Md. Saidul Hoque
HOMELAND: Myanmar
DENTION: Bangladesh
AGE:
TIME IN DETENTION:
REASON FOR SEEKING REFUGE: Escape persecution / torture / death in Myanmar
DESTINATION: Any safe & free country
Story
When I left my country that time I was hopeless then I thought how can I rise voices to the world from Rohingya community and I researched in social media and there was lots of options like poetry, photography, videography and many others and I choose photography because photography is more powerful.

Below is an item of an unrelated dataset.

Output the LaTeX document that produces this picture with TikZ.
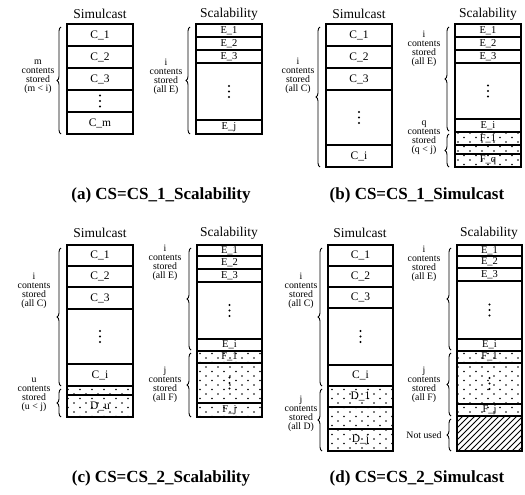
\documentclass[tikz,border=0pt]{standalone}
\usepackage{fontspec}
\setmainfont{Liberation Serif}
\usetikzlibrary{decorations.pathreplacing,patterns}
\pgfdeclarepatternformonly{sparsedots}{\pgfqpoint{-1pt}{-1pt}}{\pgfqpoint{13pt}{10pt}}{\pgfqpoint{12pt}{9pt}}{%
  \pgfpathcircle{\pgfqpoint{2pt}{2pt}}{0.85pt}%
  \pgfpathcircle{\pgfqpoint{8pt}{6.5pt}}{0.85pt}%
  \pgfusepath{fill}}
\pgfdeclarepatternformonly{widehatch}{\pgfqpoint{-1pt}{-1pt}}{\pgfqpoint{7pt}{7pt}}{\pgfqpoint{6pt}{6pt}}{%
  \pgfsetlinewidth{0.9pt}%
  \pgfpathmoveto{\pgfqpoint{0pt}{0pt}}%
  \pgfpathlineto{\pgfqpoint{6.1pt}{6.1pt}}%
  \pgfusepath{stroke}}
\newcommand\stackcell[7]{%
  \node[cellbox,#6,minimum width={#4pt-#2pt},minimum height={#5pt-#3pt}] (#1) at ({(#2+#4)/2},{(#3+#5)/2}) {#7};}
\newcommand\threedots[1]{%
  \fill ([yshift=5.5pt]#1.center) circle (1.2pt);
  \fill (#1.center) circle (1.2pt);
  \fill ([yshift=-5.5pt]#1.center) circle (1.2pt);}
\begin{document}
\begin{tikzpicture}[x=1pt,y=-1pt,
  cellbox/.style={draw=black,line width=1.1pt,inner sep=0pt,outer sep=0pt,font=\fontsize{11.5}{11.5}\selectfont},
  small/.style={font=\fontsize{10.5}{10.5}\selectfont},
  dotfill/.style={pattern=sparsedots},
  hatchfill/.style={pattern=widehatch},
  outerbox/.style={draw=black,line width=1.7pt},
  header/.style={font=\fontsize{13.5}{13.5}\selectfont},
  sidelabel/.style={align=center,inner sep=0pt,font=\fontsize{9.8}{9}\selectfont},
  caption/.style={font=\fontsize{17}{17}\selectfont\bfseries},
  brc/.style={decorate,decoration={brace,amplitude=4pt},line width=0.9pt}]
\useasboundingbox (0,0) rectangle (525,495);

% ---------------- (a)
\node[header] (hsa) at (100,14) {Simulcast};
\node[header] (hca) at (229,14) {Scalability};
\stackcell{a1}{67}{24}{133}{46}{}{C\_1}
\stackcell{a2}{67}{46}{133}{68}{}{C\_2}
\stackcell{a3}{67}{68}{133}{90}{}{C\_3}
\stackcell{a4}{67}{90}{133}{112}{}{}
\stackcell{a5}{67}{112}{133}{134}{}{C\_m}
\draw[outerbox] (a1.north west) rectangle (a5.south east);
\threedots{a4}
\stackcell{a6}{196}{24}{262}{37}{small}{E\_1}
\stackcell{a7}{196}{37}{262}{50}{small}{E\_2}
\stackcell{a8}{196}{50}{262}{63}{small}{E\_3}
\stackcell{a9}{196}{63}{262}{120}{}{}
\stackcell{a10}{196}{120}{262}{134}{small}{E\_j}
\draw[outerbox] (a6.north west) rectangle (a10.south east);
\threedots{a9}
\coordinate (ba1t) at (61,27); \coordinate (ba1b) at (61,134);
\draw[brc] (ba1b) -- (ba1t);
\node[sidelabel] (la1) at (38,77) {m\\contents\\stored\\(m < i)};
\coordinate (ba2t) at (190,27); \coordinate (ba2b) at (190,134);
\draw[brc] (ba2b) -- (ba2t);
\node[sidelabel] (la2) at (166,77) {i\\contents\\stored\\(all E)};
\node[caption] (capa) at (161,195) {(a) CS=CS\_1\_Scalability};

% ---------------- (b)
\node[header] (hsb) at (359,14) {Simulcast};
\node[header] (hcb) at (488,14) {Scalability};
\stackcell{b1}{326}{24}{392}{46}{}{C\_1}
\stackcell{b2}{326}{46}{392}{68}{}{C\_2}
\stackcell{b3}{326}{68}{392}{90}{}{C\_3}
\stackcell{b4}{326}{90}{392}{145}{}{}
\stackcell{b5}{326}{145}{392}{167}{}{C\_i}
\draw[outerbox] (b1.north west) rectangle (b5.south east);
\threedots{b4}
\stackcell{b6}{455}{24}{521}{37}{small}{E\_1}
\stackcell{b7}{455}{37}{521}{50}{small}{E\_2}
\stackcell{b8}{455}{50}{521}{63}{small}{E\_3}
\stackcell{b9}{455}{63}{521}{119}{}{}
\stackcell{b10}{455}{119}{521}{132}{small}{E\_i}
\stackcell{b11}{455}{132}{521}{145}{small,dotfill}{F\_1}
\stackcell{b12}{455}{145}{521}{154}{dotfill}{}
\stackcell{b13}{455}{154}{521}{167}{small,dotfill}{F\_q}
\draw[outerbox] (b6.north west) rectangle (b13.south east);
\threedots{b9}
\coordinate (bb1t) at (320,27); \coordinate (bb1b) at (320,167);
\draw[brc] (bb1b) -- (bb1t);
\node[sidelabel] (lb1) at (298,76) {i\\contents\\stored\\(all C)};
\coordinate (bb2t) at (449,27); \coordinate (bb2b) at (449,131);
\draw[brc] (bb2b) -- (bb2t);
\node[sidelabel] (lb2) at (424,49) {i\\contents\\stored\\(all E)};
\coordinate (bb3t) at (449,134); \coordinate (bb3b) at (449,167);
\draw[brc] (bb3b) -- (bb3t);
\node[sidelabel] (lb3) at (424,138) {q\\contents\\stored\\(q < j)};
\node[caption] (capb) at (417,195) {(b) CS=CS\_1\_Simulcast};

% ---------------- (c)
\node[header] (hsc) at (100,233) {Simulcast};
\node[header] (hcc) at (229,233) {Scalability};
\stackcell{c1}{67}{245}{133}{266}{}{C\_1}
\stackcell{c2}{67}{266}{133}{287}{}{C\_2}
\stackcell{c3}{67}{287}{133}{309}{}{C\_3}
\stackcell{c4}{67}{309}{133}{364}{}{}
\stackcell{c5}{67}{364}{133}{386}{}{C\_i}
\stackcell{c6}{67}{386}{133}{395}{dotfill}{}
\stackcell{c7}{67}{395}{133}{417}{dotfill}{D\_u}
\draw[outerbox] (c1.north west) rectangle (c7.south east);
\threedots{c4}
\stackcell{c8}{197}{245}{262}{256}{small}{E\_1}
\stackcell{c9}{197}{256}{262}{269}{small}{E\_2}
\stackcell{c10}{197}{269}{262}{282}{small}{E\_3}
\stackcell{c11}{197}{282}{262}{339}{}{}
\stackcell{c12}{197}{339}{262}{351}{small}{E\_i}
\stackcell{c13}{197}{351}{262}{363}{small,dotfill}{F\_1}
\stackcell{c14}{197}{363}{262}{403}{dotfill}{}
\stackcell{c15}{197}{403}{262}{417}{small,dotfill}{F\_j}
\draw[outerbox] (c8.north west) rectangle (c15.south east);
\threedots{c11}
\threedots{c14}
\coordinate (bc1t) at (61,248); \coordinate (bc1b) at (61,386);
\draw[brc] (bc1b) -- (bc1t);
\node[sidelabel] (lc1) at (34,291) {i\\contents\\stored\\(all C)};
\coordinate (bc2t) at (61,389); \coordinate (bc2b) at (61,417);
\draw[brc] (bc2b) -- (bc2t);
\node[sidelabel] (lc2) at (34,395) {u\\contents\\stored\\(u < j)};
\coordinate (bc3t) at (191,248); \coordinate (bc3b) at (191,350);
\draw[brc] (bc3b) -- (bc3t);
\node[sidelabel] (lc3) at (165,263) {i\\contents\\stored\\(all E)};
\coordinate (bc4t) at (191,353); \coordinate (bc4b) at (191,417);
\draw[brc] (bc4b) -- (bc4t);
\node[sidelabel] (lc4) at (165,385) {j\\contents\\stored\\(all F)};
\node[caption] (capc) at (161,478) {(c) CS=CS\_2\_Scalability};

% ---------------- (d)
\node[header] (hsd) at (360,233) {Simulcast};
\node[header] (hcd) at (489,233) {Scalability};
\stackcell{d1}{328}{245}{393}{266}{}{C\_1}
\stackcell{d2}{328}{266}{393}{287}{}{C\_2}
\stackcell{d3}{328}{287}{393}{308}{}{C\_3}
\stackcell{d4}{328}{308}{393}{365}{}{}
\stackcell{d5}{328}{365}{393}{386}{}{C\_i}
\stackcell{d6}{328}{386}{393}{407}{dotfill}{D\_1}
\stackcell{d7}{328}{407}{393}{429}{dotfill}{}
\stackcell{d8}{328}{429}{393}{451}{dotfill}{D\_j}
\draw[outerbox] (d1.north west) rectangle (d8.south east);
\threedots{d4}
\stackcell{d9}{457}{245}{522}{256}{small}{E\_1}
\stackcell{d10}{457}{256}{522}{268}{small}{E\_2}
\stackcell{d11}{457}{268}{522}{281}{small}{E\_3}
\stackcell{d12}{457}{281}{522}{339}{}{}
\stackcell{d13}{457}{339}{522}{351}{small}{E\_i}
\stackcell{d14}{457}{351}{522}{363}{small,dotfill}{F\_1}
\stackcell{d15}{457}{363}{522}{404}{dotfill}{}
\stackcell{d16}{457}{404}{522}{416}{small,dotfill}{F\_j}
\stackcell{d17}{457}{416}{522}{451}{hatchfill}{}
\draw[outerbox] (d9.north west) rectangle (d17.south east);
\threedots{d12}
\threedots{d15}
\coordinate (bd1t) at (322,248); \coordinate (bd1b) at (322,386);
\draw[brc] (bd1b) -- (bd1t);
\node[sidelabel] (ld1) at (301,291) {i\\contents\\stored\\(all C)};
\coordinate (bd2t) at (322,389); \coordinate (bd2b) at (322,451);
\draw[brc] (bd2b) -- (bd2t);
\node[sidelabel] (ld2) at (301,414) {j\\contents\\stored\\(all D)};
\coordinate (bd3t) at (451,248); \coordinate (bd3b) at (451,350);
\draw[brc] (bd3b) -- (bd3t);
\node[sidelabel] (ld3) at (424,264) {i\\contents\\stored\\(all E)};
\coordinate (bd4t) at (451,353); \coordinate (bd4b) at (451,416);
\draw[brc] (bd4b) -- (bd4t);
\node[sidelabel] (ld4) at (424,385) {j\\contents\\stored\\(all F)};
\coordinate (bd5t) at (451,419); \coordinate (bd5b) at (451,451);
\draw[brc] (bd5b) -- (bd5t);
\node[sidelabel] (ld5) at (424,435) {Not used};
\node[caption] (capd) at (417,478) {(d) CS=CS\_2\_Simulcast};
\end{tikzpicture}
\end{document}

The only education accessible to children in the world’s largest refugee settlement is provided by a network of unsupported community based Rohingya schools. There is a saying circulating in the Rohingya refugee camps in Bangladesh: To destroy a people, it is not necessary to kill them, only to deny them an education. I am a refugee teaching in the camps in Cox’s Bazar, and I know this only too well. The only education being provided in these camps comes from an informal network of Rohingya volunteer teachers. We desperately need international support. Four years ago, Bangladesh opened its borders and saved hundreds of thousands of Rohingya families under attack by Myanmar’s military. Since seizing power in a February 1 coup, that military has continued to commit crimes against humanity and made safe refugee return impossible. Bangladesh has not forced any Rohingya back to Myanmar, but it wants us to go back. To that end, Bangladesh has made it illegal for Rohingya children to attend public or private schools outside the refugee camps, which are surrounded by barbed wire. Some children managed to enroll, but were expelled.
According to Amnesty International, more than 750,000 Rohingya refugees, mostly women and children, have fled Myanmar and crossed into Bangladesh after Myanmar forces launched a crackdown on the minority Muslim community in August 2017, pushing the number of persecuted people in Bangladesh above 1.2 million.